シールド工法にする場合にそのほかの大きな問題点は、残土の搬出経路とNATMで掘り進む部分との接続の問題があると、JR東海は説明。工事ヤードは最初の計画通りに唐沢地区の土曽川沿いの場所にして、北条地区の坑口からベルトコンベアで工事ヤードまで運ぶことを検討しているといっています。工事期間に限られますが、コンベアを使う場合、かなり大規模な構造物を設置するはず(参考:東濃リニア通信:5月21日、岐阜県瑞浪市日吉町南垣外)。騒音の問題も出てくるはずです(※)。

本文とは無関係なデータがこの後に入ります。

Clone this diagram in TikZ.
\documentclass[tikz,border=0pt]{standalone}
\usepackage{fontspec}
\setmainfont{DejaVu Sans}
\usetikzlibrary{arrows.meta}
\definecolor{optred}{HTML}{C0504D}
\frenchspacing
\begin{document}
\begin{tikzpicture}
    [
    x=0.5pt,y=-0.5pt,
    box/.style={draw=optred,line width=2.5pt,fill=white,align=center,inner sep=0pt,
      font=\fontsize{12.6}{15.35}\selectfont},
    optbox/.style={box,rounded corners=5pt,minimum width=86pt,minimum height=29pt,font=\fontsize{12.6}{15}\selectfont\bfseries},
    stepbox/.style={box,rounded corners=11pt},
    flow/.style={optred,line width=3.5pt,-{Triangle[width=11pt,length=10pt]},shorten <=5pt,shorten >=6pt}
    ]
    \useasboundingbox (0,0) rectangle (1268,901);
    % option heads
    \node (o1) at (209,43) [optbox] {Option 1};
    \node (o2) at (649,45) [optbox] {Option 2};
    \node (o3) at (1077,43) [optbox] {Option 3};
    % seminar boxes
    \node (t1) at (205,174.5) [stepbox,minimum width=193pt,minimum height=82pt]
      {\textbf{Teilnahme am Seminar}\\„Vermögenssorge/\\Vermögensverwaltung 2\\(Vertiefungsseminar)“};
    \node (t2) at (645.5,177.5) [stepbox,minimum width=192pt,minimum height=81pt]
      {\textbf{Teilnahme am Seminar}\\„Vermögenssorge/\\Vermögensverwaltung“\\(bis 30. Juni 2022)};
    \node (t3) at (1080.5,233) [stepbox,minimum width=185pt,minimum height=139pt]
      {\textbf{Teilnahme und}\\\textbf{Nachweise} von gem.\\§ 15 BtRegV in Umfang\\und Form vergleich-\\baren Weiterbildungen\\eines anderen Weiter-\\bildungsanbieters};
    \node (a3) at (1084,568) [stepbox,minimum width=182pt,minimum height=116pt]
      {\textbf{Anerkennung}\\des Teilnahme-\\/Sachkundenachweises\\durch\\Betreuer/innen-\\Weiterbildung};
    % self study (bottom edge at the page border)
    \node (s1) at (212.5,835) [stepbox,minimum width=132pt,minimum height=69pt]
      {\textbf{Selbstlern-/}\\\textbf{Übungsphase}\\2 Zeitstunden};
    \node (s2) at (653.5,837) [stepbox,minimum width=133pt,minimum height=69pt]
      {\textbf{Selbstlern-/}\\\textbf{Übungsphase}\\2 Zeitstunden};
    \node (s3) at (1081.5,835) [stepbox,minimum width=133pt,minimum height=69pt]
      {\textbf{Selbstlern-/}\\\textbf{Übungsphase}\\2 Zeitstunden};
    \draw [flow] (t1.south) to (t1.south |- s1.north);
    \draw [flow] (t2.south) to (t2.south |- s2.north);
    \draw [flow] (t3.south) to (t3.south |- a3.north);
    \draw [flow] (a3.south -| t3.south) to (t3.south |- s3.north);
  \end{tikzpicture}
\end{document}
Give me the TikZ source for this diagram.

※ JR東海の「中央新幹線日吉トンネル新設(南垣外工区) 工事における環境保全について(PDF)」によれば、50m離れて68dB程度。南垣外工区では、トンネル掘削は昼夜、ベルトコンベアによる残土運搬は7時から18時。


 参加した住民から、唐沢の非常口ができた場合、非常口からの騒音はどの程度のものかという質問がありました。シールド工法にした場合非常口はできません。JR東海は、回答ではその点に触れずに、工事ヤードからの騒音については対策を考えていくといっていました。

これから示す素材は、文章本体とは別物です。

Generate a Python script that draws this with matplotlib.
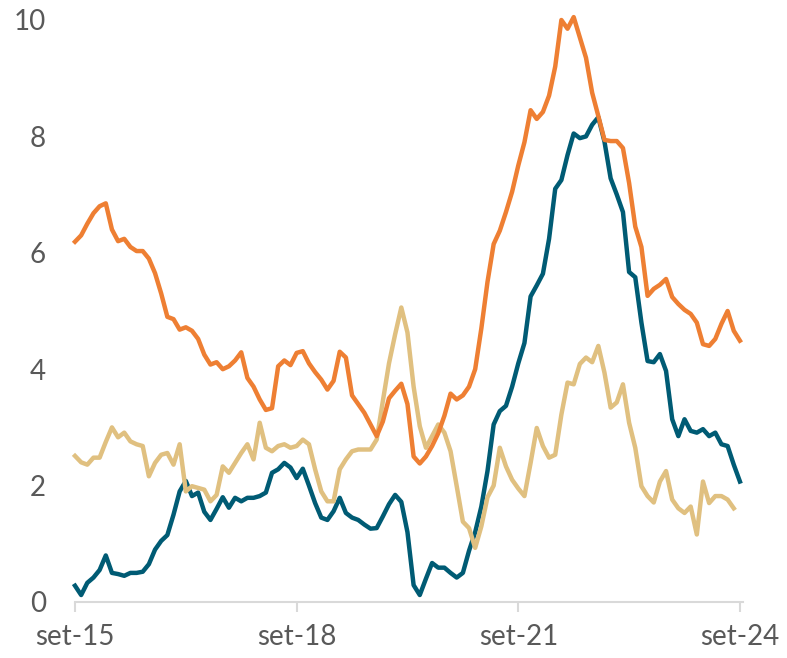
import numpy as np
import matplotlib
matplotlib.use("Agg")
import matplotlib.pyplot as plt

# monthly series, set-15 .. set-24
orange = [6.19, 6.30, 6.50, 6.68, 6.80, 6.85, 6.40, 6.20, 6.24, 6.10,
          6.03, 6.03, 5.90, 5.65, 5.30, 4.90, 4.86, 4.68, 4.72, 4.66,
          4.52, 4.25, 4.08, 4.12, 4.00, 4.05, 4.15, 4.29, 3.85, 3.70,
          3.48, 3.30, 3.33, 4.05, 4.15, 4.07, 4.28, 4.31, 4.10, 3.95,
          3.82, 3.65, 3.80, 4.30, 4.20, 3.55, 3.40, 3.25, 3.05, 2.85,
          3.10, 3.50, 3.63, 3.75, 3.40, 2.50, 2.38, 2.50, 2.68, 2.90,
          3.20, 3.58, 3.48, 3.55, 3.70, 4.00, 4.70, 5.50, 6.15, 6.38,
          6.70, 7.05, 7.50, 7.90, 8.45, 8.30, 8.42, 8.70, 9.20, 10.00,
          9.85, 10.05, 9.70, 9.35, 8.75, 8.35, 7.94, 7.92, 7.92, 7.80,
          7.20, 6.45, 6.10, 5.26, 5.38, 5.45, 5.55, 5.24, 5.12, 5.02,
          4.95, 4.80, 4.43, 4.40, 4.52, 4.78, 5.00, 4.66, 4.49]

teal = [0.28, 0.12, 0.33, 0.42, 0.55, 0.80, 0.50, 0.48, 0.45, 0.50,
        0.50, 0.52, 0.65, 0.90, 1.05, 1.15, 1.50, 1.90, 2.08, 1.82,
        1.88, 1.55, 1.41, 1.60, 1.80, 1.62, 1.79, 1.73, 1.79, 1.79,
        1.82, 1.88, 2.22, 2.28, 2.39, 2.31, 2.13, 2.29, 2.00, 1.70,
        1.45, 1.41, 1.56, 1.79, 1.53, 1.45, 1.41, 1.33, 1.26, 1.27,
        1.47, 1.68, 1.84, 1.72, 1.20, 0.29, 0.12, 0.40, 0.67, 0.59,
        0.59, 0.50, 0.42, 0.50, 0.88, 1.20, 1.64, 2.25, 3.05, 3.28,
        3.37, 3.70, 4.10, 4.45, 5.25, 5.44, 5.64, 6.24, 7.10, 7.25,
        7.68, 8.05, 7.97, 8.00, 8.20, 8.33, 7.91, 7.28, 7.00, 6.70,
        5.67, 5.58, 4.80, 4.14, 4.12, 4.26, 3.97, 3.14, 2.85, 3.14,
        2.94, 2.91, 2.97, 2.85, 2.91, 2.71, 2.68, 2.36, 2.07]

tan = [2.51, 2.40, 2.36, 2.48, 2.48, 2.75, 3.00, 2.83, 2.91, 2.76,
       2.71, 2.68, 2.16, 2.39, 2.53, 2.56, 2.36, 2.71, 1.90, 1.99,
       1.96, 1.93, 1.73, 1.84, 2.33, 2.22, 2.39, 2.56, 2.71, 2.45,
       3.08, 2.65, 2.59, 2.68, 2.71, 2.65, 2.68, 2.79, 2.71, 2.28,
       1.90, 1.73, 1.73, 2.28, 2.45, 2.59, 2.62, 2.62, 2.62, 2.79,
       3.45, 4.10, 4.60, 5.06, 4.63, 3.70, 3.02, 2.65, 2.85, 3.05,
       2.91, 2.59, 1.99, 1.38, 1.27, 0.93, 1.30, 1.80, 2.00, 2.65,
       2.33, 2.10, 1.95, 1.82, 2.39, 2.99, 2.68, 2.48, 2.53, 3.22,
       3.77, 3.74, 4.09, 4.20, 4.12, 4.40, 3.94, 3.34, 3.43, 3.74,
       3.08, 2.65, 1.99, 1.82, 1.71, 2.07, 2.25, 1.76, 1.61, 1.53,
       1.64, 1.16, 2.07, 1.70, 1.82, 1.82, 1.76, 1.61]

tick_pos = [0, 36, 72, 108]
tick_labels = ['set-15', 'set-18', 'set-21', 'set-24']

plt.rcParams['font.family'] = ['Lato', 'DejaVu Sans']

fig = plt.figure(figsize=(7.87, 6.58), dpi=100)
ax = fig.add_axes([75/787, 56/658, 668/787, 582/658])

ax.plot(np.arange(len(teal)), teal, color='#005B74', lw=3.2, solid_joinstyle='round', clip_on=False)
ax.plot(np.arange(len(tan)), tan, color='#E0C080', lw=3.2, solid_joinstyle='round', clip_on=False)
ax.plot(np.arange(len(orange)), orange, color='#EE7F33', lw=3.2, solid_joinstyle='round', clip_on=False)

ax.set_xlim(0, 108.5)
ax.set_ylim(0, 10)
ax.set_yticks([0, 2, 4, 6, 8, 10])
ax.set_xticks(tick_pos)
ax.set_xticklabels(tick_labels)

for s in ['left', 'right', 'top']:
    ax.spines[s].set_visible(False)
ax.spines['bottom'].set_color('#D9D9D9')
ax.spines['bottom'].set_linewidth(1.5)

ax.tick_params(axis='y', length=0, pad=21, labelsize=20, labelcolor='#595959')
ax.tick_params(axis='x', length=7, width=1.5, color='#D9D9D9', pad=9,
               labelsize=20, labelcolor='#595959')

fig.savefig('out.png', dpi=100)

 シールド工法の説明は、都市部の例で示していたので、立坑を掘ってシールドマシン(図中、オレンジ色の部分)を降ろすようになっていました。北条から「発進」させる場合は立坑を掘る必要はないように思えましたが、明確な説明はしませんでした。掘り終わったときには、立坑を掘ってそこから機械を引き上げるのではなく、北条の口から引き出すことも考えていると説明していましたが、滝の沢に立坑を掘ったり、黒田(今宮の東)でない滝の沢付近にNATMのための斜坑口と工事ヤードを設けるとするなら、これは大事になると思います。黒田斜坑口の変更はないのでしょうか?

 「今後のスケジュール」を見ると、「地質調査」、「発生土搬出方法の検討」は7月以降も続きます。「地質調査」、「発生土搬出方法の検討」は工法を決定する上で重要な要素です。やはり、工法はまだ確定していないという印象を受けました。このトンネル本当に掘れるんでしょうか? 直接に工事を担当するのは北陸新幹線の工事で地盤沈下や陥没を各地で起こした鉄道建設・運輸施設整備支援機構です。

飯田市の説明は分かりにくい

 「代替地整整備計画について」のなかで、いくつかの道路の整備の話がありました。そのなかに、阿島橋につながる、県道上飯田線(県道251号)と国道153号線の旧道の丁字路交差点から県道市場桜町線までの間(下の写真の赤い円内)に新しい道を造るという説明がありました。スライドでは地図を示しているのですが、飯田市の配布資料には地図(下の写真2枚)がありませんでした。


(赤い円は撮影者が表示)

 「市道○○号線」からどこどこへと言われても、分かりにくいので、参加者に地図を配布するくらいは常識だと思います。参加した住民からも指摘がありました。上の写真でオレンジ色の楕円が並んで書かれている部分については、およそのことだからなどと、なにか公表したくないようにもとれました。飯田市は住民に説明できるほどのしっかりした案ができていないのではないかと思いました。

この地図が示されたとき、フラッシュをたいて写真を撮っている新聞記者さんがいました。制止されなかったので私も撮影しました。そういえば、冒頭以外は撮影禁止という注意は無かったです。ところでこの記者さん、ちゃんと写真がとれたでしょうか。普通はスクリーンに映ったものを撮影するときフラッシュを使うと上手く写りません。ただし、会場の内部の参加者の姿も一緒に写したいときには有効でしょうね。

 「リニア関連事業に係る都市計画決定・変更手続きについて」は次の資料を配布しました。



 座光寺の対象地域には農地がかなりあります。営農に影響のないように計画したいと飯田市は述べましたが、リニアの路線と保守基地、保守基地への引き込み線だけでも大きな影響を出していて、農業というのはある程度の地域の範囲で多数の農家が共存することで成り立つという面からすれば、何を今さらではないかと思いました。

 説明会で説明された通りのことの全体が本当に実行されたら大変なことになるだろうし、特にトンネルの工法の変更は、本当にこんなことができるのだろうかという感じもしました。

質疑

以上、予定の9時よりは前に終了しました。